The New York Times reported yesterday on an area where liver is being sold in restaurants despite an official ban–and they’re not talking about Chicago. In Japan, the poisonous liver of the fugu (puffer fish) is considered so delicious that gourmands have been braving death for hundreds of years to try it. Even a taste can be lethal–people have even died merely from eating parts of the fish that have come into contact with the liver–and there’s no antidote to tetrodotoxin, the poison in it.
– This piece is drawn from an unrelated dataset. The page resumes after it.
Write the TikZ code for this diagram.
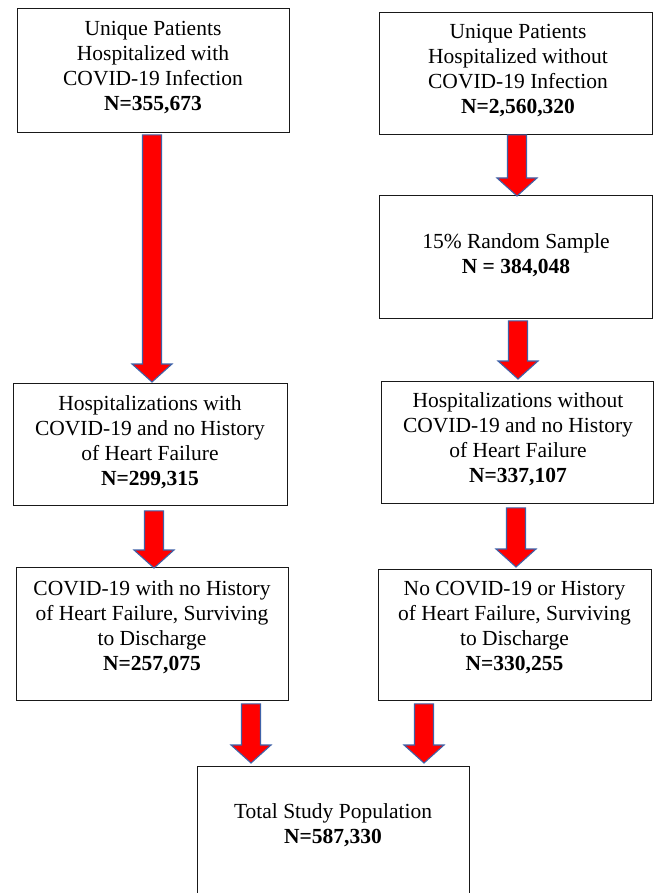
\documentclass[tikz,border=0pt]{standalone}
\usepackage{fontspec}
\setmainfont{Liberation Serif}
\usetikzlibrary{calc}
\definecolor{arrred}{HTML}{FF0000}
\definecolor{arrblue}{HTML}{3F62A8}
\tikzset{
  boxnode/.style={draw=black!90, line width=0.9pt, rectangle, inner sep=0pt, anchor=north west},
  labeltext/.style={align=center, inner sep=0pt, anchor=north, font=\fontsize{21.5}{25}\selectfont},
  barrowstyle/.style={fill=arrred, draw=arrblue, line width=1.1pt, line join=miter}
}
% #1 start coordinate, #2 tip coordinate
\newcommand\blockarrow[2]{%
  \draw[barrowstyle] let \p1=(#1), \p2=(#2) in
    (\x2-9.5pt,\y1) -- (\x2+9.5pt,\y1) -- (\x2+9.5pt,\y2+18pt) -- (\x2+20pt,\y2+18pt)
    -- (\x2,\y2) -- (\x2-20pt,\y2+18pt) -- (\x2-9.5pt,\y2+18pt) -- cycle;}
\begin{document}
\begin{tikzpicture}[x=1pt,y=-1pt]
\useasboundingbox (0,0) rectangle (654,893);
\fill[white] (0,0) rectangle (654,893);

% boxes
\node[boxnode, minimum width=272pt, minimum height=124pt] (b1) at (17,8) {};
\node[boxnode, minimum width=273pt, minimum height=122pt] (b2) at (379,12) {};
\node[boxnode, minimum width=273pt, minimum height=123pt] (b3) at (379,195) {};
\node[boxnode, minimum width=274pt, minimum height=122pt] (b4) at (13,383) {};
\node[boxnode, minimum width=272pt, minimum height=122pt] (b5) at (381,381) {};
\node[boxnode, minimum width=272pt, minimum height=133pt] (b6) at (16,567) {};
\node[boxnode, minimum width=273pt, minimum height=131pt] (b7) at (378,569) {};
\node[boxnode, draw=none, minimum width=272pt, minimum height=127pt] (b8) at (197,766) {};
\draw[draw=black!90, line width=0.9pt] (b8.south west) -- (b8.north west) -- (b8.north east) -- (b8.south east);

% texts
\node[labeltext] (t1) at (153,21.5) {Unique Patients\\Hospitalized with\\COVID-19 Infection\\\textbf{N=355,673}};
\node[labeltext] (t2) at (518,24.5) {Unique Patients\\Hospitalized without\\COVID-19 Infection\\\textbf{N=2,560,320}};
\node[labeltext] (t3) at (516,233.5) {15\% Random Sample\\\textbf{N = 384,048}};
\node[labeltext] (t4) at (150,395.5) {Hospitalizations with\\COVID-19 and no History\\of Heart Failure\\\textbf{N=299,315}};
\node[labeltext] (t5) at (518,392.5) {Hospitalizations without\\COVID-19 and no History\\of Heart Failure\\\textbf{N=337,107}};
\node[labeltext] (t6) at (152,580.5) {COVID-19 with no History\\of Heart Failure, Surviving\\to Discharge\\\textbf{N=257,075}};
\node[labeltext] (t7) at (514.5,581.5) {No COVID-19 or History\\of Heart Failure, Surviving\\to Discharge\\\textbf{N=330,255}};
\node[labeltext] (t8) at (333,803.5) {Total Study Population\\\textbf{N=587,330}};

% arrow anchor points
\coordinate (a1s) at ($(b1.south west)+(135,2)$);
\coordinate (a1e) at ($(b4.north west)+(139,-1)$);
\coordinate (a2s) at ($(b2.south west)+(138,0)$);
\coordinate (a2e) at ($(b3.north west)+(138,1)$);
\coordinate (a3s) at ($(b3.south west)+(139,2)$);
\coordinate (a3e) at ($(b5.north west)+(137,-2)$);
\coordinate (a4s) at ($(b4.south west)+(141,5)$);
\coordinate (a4e) at ($(b6.north west)+(138,1)$);
\coordinate (a5s) at ($(b5.south west)+(135,4)$);
\coordinate (a5e) at ($(b7.north west)+(138,-2)$);
\coordinate (a6s) at ($(b6.south west)+(235,3)$);
\coordinate (a6e) at ($(b8.north west)+(54,-3)$);
\coordinate (a7s) at ($(b7.south west)+(46,3)$);
\coordinate (a7e) at ($(b8.north west)+(227,-3)$);

\blockarrow{a1s}{a1e}
\blockarrow{a2s}{a2e}
\blockarrow{a3s}{a3e}
\blockarrow{a4s}{a4e}
\blockarrow{a5s}{a5e}
\blockarrow{a6s}{a6e}
\blockarrow{a7s}{a7e}
\end{tikzpicture}
\end{document}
Japanese scientist Tamao Noguchi, however, has been studying the toxin for years and believes it’s produced not by the fish itself but rather by bacteria in its food. That would mean that farmed fugu, which accounts for 90 percent of the fugu consumed in Japan, is poison-free. Many restaurants have secretly started to serve the liver of farmed fish, but the National Fugu Association refuses to approve its legalization, insisting that farmed fugu can still be dangerous. So while fugu liver is widely available, you won’t find it on any menus. As one Japanese tourism official said, “Officially, you can never eat it here. Well, it’s not that you can’t eat it, but, no, you can’t eat it.” Sound familiar?
It doesn’t sound like fugu liver will be available in Chicago anytime soon, officially or unofficially. Only specially trained chefs are allowed to prepare fugu, and according to Ai Sushi manager Sandy Lim, Toyoji Hemmi is the only chef in the midwest licensed to do so. Hemmi, who divides his time between Ai and sister restaurant Tsuki, serves fugu when it’s in season (from November to January), but has no plans to start offering the liver.